Retype word for word the first line of the listing and each line after it up to the line with "sand_ticks = [0.0, 0.25, 0.5, 0.75, 1.0]", with the pictures taken out.
○ ○ ○ ○ ○
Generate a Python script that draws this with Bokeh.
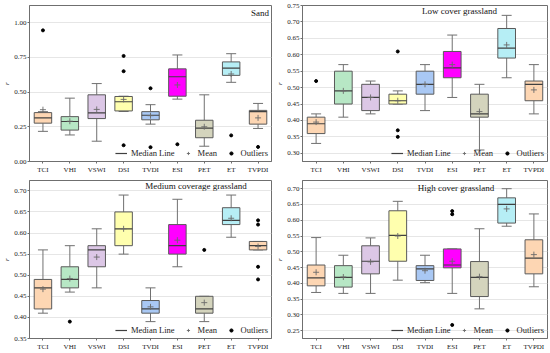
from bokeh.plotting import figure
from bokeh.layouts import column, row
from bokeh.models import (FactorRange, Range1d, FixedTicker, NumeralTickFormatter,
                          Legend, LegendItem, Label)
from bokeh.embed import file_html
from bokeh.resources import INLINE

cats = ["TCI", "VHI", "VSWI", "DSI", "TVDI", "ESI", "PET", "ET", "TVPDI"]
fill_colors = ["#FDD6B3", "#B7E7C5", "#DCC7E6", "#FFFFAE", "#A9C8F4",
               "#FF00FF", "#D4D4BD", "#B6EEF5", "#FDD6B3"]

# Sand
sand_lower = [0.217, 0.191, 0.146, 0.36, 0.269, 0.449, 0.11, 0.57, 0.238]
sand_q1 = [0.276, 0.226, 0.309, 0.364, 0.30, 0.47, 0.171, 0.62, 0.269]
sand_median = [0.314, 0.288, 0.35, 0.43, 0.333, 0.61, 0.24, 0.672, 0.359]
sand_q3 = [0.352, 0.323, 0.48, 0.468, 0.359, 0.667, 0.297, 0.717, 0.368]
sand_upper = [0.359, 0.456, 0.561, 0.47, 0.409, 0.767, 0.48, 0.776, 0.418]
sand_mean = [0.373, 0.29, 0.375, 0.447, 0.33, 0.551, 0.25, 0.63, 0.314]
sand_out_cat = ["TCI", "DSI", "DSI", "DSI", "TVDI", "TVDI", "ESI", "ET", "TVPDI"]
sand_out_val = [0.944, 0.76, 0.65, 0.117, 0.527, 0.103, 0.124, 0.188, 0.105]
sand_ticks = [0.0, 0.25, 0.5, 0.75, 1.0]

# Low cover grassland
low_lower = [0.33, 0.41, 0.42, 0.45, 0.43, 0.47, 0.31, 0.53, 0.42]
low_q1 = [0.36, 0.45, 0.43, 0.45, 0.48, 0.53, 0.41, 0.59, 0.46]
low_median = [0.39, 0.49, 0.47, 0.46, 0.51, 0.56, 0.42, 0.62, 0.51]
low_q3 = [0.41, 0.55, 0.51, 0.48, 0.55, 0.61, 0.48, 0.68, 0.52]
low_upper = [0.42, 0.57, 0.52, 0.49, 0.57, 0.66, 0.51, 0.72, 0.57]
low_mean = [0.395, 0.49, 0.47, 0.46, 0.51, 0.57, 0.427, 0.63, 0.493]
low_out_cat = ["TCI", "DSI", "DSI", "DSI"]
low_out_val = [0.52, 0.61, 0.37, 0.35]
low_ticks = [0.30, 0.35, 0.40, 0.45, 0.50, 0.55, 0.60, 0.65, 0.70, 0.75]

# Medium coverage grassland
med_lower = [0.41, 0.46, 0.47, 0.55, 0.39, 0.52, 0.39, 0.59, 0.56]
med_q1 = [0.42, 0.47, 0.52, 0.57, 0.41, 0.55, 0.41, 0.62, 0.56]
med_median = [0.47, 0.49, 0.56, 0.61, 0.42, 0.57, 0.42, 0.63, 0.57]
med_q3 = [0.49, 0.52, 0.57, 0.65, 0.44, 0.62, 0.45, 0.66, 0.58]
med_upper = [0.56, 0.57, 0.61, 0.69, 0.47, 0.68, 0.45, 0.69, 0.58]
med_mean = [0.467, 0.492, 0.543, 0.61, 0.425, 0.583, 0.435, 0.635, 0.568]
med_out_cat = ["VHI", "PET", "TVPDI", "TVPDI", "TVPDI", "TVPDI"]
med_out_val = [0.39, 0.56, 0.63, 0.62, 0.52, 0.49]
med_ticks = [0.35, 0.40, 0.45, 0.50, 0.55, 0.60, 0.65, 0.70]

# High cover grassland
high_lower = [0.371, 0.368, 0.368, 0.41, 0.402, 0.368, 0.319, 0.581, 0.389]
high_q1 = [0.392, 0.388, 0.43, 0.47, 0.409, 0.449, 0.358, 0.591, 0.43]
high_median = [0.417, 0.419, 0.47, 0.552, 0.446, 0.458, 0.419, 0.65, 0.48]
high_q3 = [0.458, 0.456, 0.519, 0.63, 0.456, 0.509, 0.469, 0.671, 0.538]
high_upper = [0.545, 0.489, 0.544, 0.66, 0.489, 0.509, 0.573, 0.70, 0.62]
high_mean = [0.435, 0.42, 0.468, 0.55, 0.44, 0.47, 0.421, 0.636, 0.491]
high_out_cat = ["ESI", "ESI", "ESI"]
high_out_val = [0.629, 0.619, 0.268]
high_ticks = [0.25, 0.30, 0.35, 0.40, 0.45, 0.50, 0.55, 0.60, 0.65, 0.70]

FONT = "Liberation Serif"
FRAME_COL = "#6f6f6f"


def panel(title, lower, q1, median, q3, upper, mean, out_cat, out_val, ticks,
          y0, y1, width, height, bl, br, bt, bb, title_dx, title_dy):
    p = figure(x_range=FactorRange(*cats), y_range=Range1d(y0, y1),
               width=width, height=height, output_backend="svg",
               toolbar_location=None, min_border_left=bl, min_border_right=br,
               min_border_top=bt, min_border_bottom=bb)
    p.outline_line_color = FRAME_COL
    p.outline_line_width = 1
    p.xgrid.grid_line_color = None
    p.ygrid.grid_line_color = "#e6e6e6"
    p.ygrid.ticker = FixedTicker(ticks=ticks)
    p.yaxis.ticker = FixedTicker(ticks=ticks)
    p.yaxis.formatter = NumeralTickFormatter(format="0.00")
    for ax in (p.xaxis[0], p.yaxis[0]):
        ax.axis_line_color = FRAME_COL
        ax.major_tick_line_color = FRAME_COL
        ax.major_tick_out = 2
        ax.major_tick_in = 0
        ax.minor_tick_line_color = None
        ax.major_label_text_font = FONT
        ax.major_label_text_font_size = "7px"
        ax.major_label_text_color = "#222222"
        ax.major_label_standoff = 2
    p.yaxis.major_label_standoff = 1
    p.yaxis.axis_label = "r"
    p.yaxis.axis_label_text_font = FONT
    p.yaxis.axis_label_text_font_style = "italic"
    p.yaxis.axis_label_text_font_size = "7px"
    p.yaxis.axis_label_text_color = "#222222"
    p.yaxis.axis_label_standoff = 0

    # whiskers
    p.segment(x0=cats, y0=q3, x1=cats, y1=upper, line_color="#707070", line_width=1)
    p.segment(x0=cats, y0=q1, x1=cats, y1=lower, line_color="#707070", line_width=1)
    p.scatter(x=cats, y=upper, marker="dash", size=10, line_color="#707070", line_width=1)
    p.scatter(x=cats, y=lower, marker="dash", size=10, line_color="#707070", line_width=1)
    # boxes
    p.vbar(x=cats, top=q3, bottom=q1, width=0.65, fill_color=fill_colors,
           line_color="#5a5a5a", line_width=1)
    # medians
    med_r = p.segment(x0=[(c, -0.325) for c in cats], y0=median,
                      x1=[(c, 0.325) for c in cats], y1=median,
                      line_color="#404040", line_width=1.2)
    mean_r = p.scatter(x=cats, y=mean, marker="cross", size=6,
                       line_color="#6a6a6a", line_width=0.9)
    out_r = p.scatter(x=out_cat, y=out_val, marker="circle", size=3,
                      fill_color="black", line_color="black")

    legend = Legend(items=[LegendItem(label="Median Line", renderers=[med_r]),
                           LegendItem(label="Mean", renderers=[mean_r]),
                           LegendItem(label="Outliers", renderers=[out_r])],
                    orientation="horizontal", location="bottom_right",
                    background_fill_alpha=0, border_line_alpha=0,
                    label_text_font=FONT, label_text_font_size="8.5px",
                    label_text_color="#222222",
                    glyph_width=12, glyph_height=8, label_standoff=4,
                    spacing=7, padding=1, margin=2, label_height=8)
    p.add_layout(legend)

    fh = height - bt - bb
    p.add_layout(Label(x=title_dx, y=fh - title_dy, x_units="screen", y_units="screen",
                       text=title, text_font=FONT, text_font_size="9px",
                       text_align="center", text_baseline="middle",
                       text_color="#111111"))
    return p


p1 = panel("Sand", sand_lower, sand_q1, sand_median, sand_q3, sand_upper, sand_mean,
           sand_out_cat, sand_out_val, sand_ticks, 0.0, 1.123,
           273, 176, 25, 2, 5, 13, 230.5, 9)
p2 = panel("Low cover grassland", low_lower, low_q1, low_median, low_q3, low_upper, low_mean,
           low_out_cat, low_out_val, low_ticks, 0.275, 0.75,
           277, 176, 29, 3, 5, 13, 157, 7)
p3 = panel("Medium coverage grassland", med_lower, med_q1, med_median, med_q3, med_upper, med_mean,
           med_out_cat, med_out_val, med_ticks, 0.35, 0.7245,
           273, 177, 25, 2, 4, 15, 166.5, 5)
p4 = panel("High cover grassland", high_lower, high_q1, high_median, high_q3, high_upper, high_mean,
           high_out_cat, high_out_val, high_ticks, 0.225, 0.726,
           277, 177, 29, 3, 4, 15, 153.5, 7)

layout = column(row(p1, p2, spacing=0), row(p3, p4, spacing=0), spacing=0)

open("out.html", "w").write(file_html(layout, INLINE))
○ ○ ○ ○ ○
◆ Exercise solution ◆
Generate a Python script that draws this with Bokeh.
from bokeh.plotting import figure
from bokeh.layouts import column, row
from bokeh.models import (FactorRange, Range1d, FixedTicker, NumeralTickFormatter,
                          Legend, LegendItem, Label)
from bokeh.embed import file_html
from bokeh.resources import INLINE

cats = ["TCI", "VHI", "VSWI", "DSI", "TVDI", "ESI", "PET", "ET", "TVPDI"]
fill_colors = ["#FDD6B3", "#B7E7C5", "#DCC7E6", "#FFFFAE", "#A9C8F4",
               "#FF00FF", "#D4D4BD", "#B6EEF5", "#FDD6B3"]

# Sand
sand_lower = [0.217, 0.191, 0.146, 0.36, 0.269, 0.449, 0.11, 0.57, 0.238]
sand_q1 = [0.276, 0.226, 0.309, 0.364, 0.30, 0.47, 0.171, 0.62, 0.269]
sand_median = [0.314, 0.288, 0.35, 0.43, 0.333, 0.61, 0.24, 0.672, 0.359]
sand_q3 = [0.352, 0.323, 0.48, 0.468, 0.359, 0.667, 0.297, 0.717, 0.368]
sand_upper = [0.359, 0.456, 0.561, 0.47, 0.409, 0.767, 0.48, 0.776, 0.418]
sand_mean = [0.373, 0.29, 0.375, 0.447, 0.33, 0.551, 0.25, 0.63, 0.314]
sand_out_cat = ["TCI", "DSI", "DSI", "DSI", "TVDI", "TVDI", "ESI", "ET", "TVPDI"]
sand_out_val = [0.944, 0.76, 0.65, 0.117, 0.527, 0.103, 0.124, 0.188, 0.105]
sand_ticks = [0.0, 0.25, 0.5, 0.75, 1.0]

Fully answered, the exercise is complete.